La Princesse de Clèves de Madame De La Fayette a fortement inspiré le cinéma de fiction. Trente huit ans après La Princesse de Clèves (1961) de Jean Delannoy, Manoel de Oliveira propose une adaptation libre du roman avec La Lettre, mettant en scène Chiara Mastroianni. Un an après, en 2000, Andrzej Zulawski dirige Sophie Marceau dans son adaptation modernisée, La Fidélité. Enfin en 2008, Christophe Honoré remet au goût du jour le célèbre roman avec La belle personne, porté par Léa Seydoux.
"Il s'agissait vraiment pour moi de montrer comment des jeunes d'un quartier populaire, d'origines très diverses, parfois en grande difficulté, peuvent s'approprier un texte du XVIIe siècle, l'apprendre, le connaitre, s'y reconnaitre. La Princesse de Clèves devient leur texte."
Le réalisateur Régis Sauder raconte : "Cela faisait un certain temps que j'avais une double envie : faire un film sur l'enseignement, les conditions de la transmission, la souffrance de et dans l'institution scolaire ; et tourner un film en partageant cela avec ma femme (...). Anne m'a suggéré que le bon objet est moins la difficulté de l'enseignement que la soif de connaissance des jeunes : comment ils s'approprient la littérature. (...) La Princesse de Clèves, premier roman moderne de la littérature, s'est imposé naturellement".
Après avoir obtenu une aide du C.N.C. pour son film, Régis Sauder a mis au point au lycée Diderot un atelier de lecture autour de La Princesse de Clèves, en classes de première et de terminale, annonçant qu'un film y serait tourné. Il se souvient : "On a eu énormément de demandes, on a été un peu débordé, avec, au début, un groupe d'une quarantaine de lycéens. C'était trop, évidemment. Mais peu à peu, ça s'est décanté, certains ont abandonné, et on s'est retrouvé à une vingtaine".
L'approche académique du livre pour le film n'a pas plu aux élèves, jusqu'à ce que le réalisateur ait l'idée de la délaisser pour aller davantage vers le jeu et le cinéma, notamment en leur faisant jouer le texte devant la caméra.
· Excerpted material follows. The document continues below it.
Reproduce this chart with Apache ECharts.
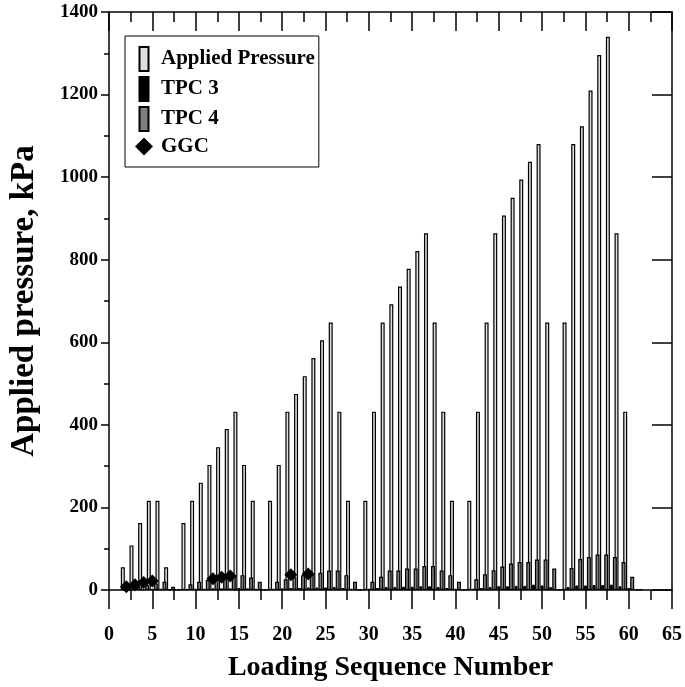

Il explique : "Ce n'est pas un texte facile, mais grâce au jeu, les jeunes ont pu comprendre ses implications stylistiques, historiques, sociétales, dans la vie d'aujourd'hui".
"A partir du moment où j'ai compris que le personnage de la mère était central", explique le réalisateur, "j'ai décidé d'aller voir les parents et de les filmer. J'ai vu soit les mères seules soit des couples, en fonction de la situation des enfants, avec comme idée que les parents lisent à haute voix le monologue de Mme de Chartres dans le roman, puis qu'elles ou qu'ils m'en parlent. C'est un principe de mise en scène, de direction d'acteur et ils se sont très bien prêtés au jeu".
Pas moins de quatre registres de langage accompagnent le film et le parcours des élèves. Le réalisateur les énumère : "la langue de La princesse de Clèves, celle de l'institution scolaire, celle de l'examen du bac français que ces jeunes passeront à la fin de l'année ; la langue de la famille ; et la langue des jeunes, cette langue facebook qu'ils utilisent pour parler entre eux d'amour, de la classe, de leur vie. Tout cela se mêle."
Régis Sauder reconnait : "(...) Je reste dans le documentaire : c'est moins une confrontation entre deux langues qu'une appropriation culturelle. Les jeunes ont, par exemple, senti en jouant dans mon film comment ils étaient transformés par le texte, physiquement, littérairement, sentimentalement, ce qui les fait exister cinématographiquement."
Le documentaire a abouti à 60 heures de rush, qui ont demandé huit semaines de montage.
Le paradoxe de certains des élèves fut d'être à l'aise face caméra pour le documentaire et de ne pas supporter l'examen oral du bac. Régis Sauder se souvient : "Il y a cette scène (...) où une jeune fille qu'on a entendue auparavant très diserte sur La Princesse de Clèves, qui s'effondre devant l'examinatrice et ne sait plus rien faire, perd tous ses moyens, et va à coup sûr vers l'échec. Autant ils peuvent être à l'aise, de façon surprenante, en s'emparant du texte du roman, autant ils peuvent s'effondrer devant l'institution : ils se prennent souvent en pleine figure cette violence institutionnelle", conclut-il.
Trois d'entre eux se sont vu offrir des opportunités dans le monde du cinéma : l'un comme assistant, deux autres comme acteurs. Les autres élèves vivent de petits boulots ou poursuivent leurs études.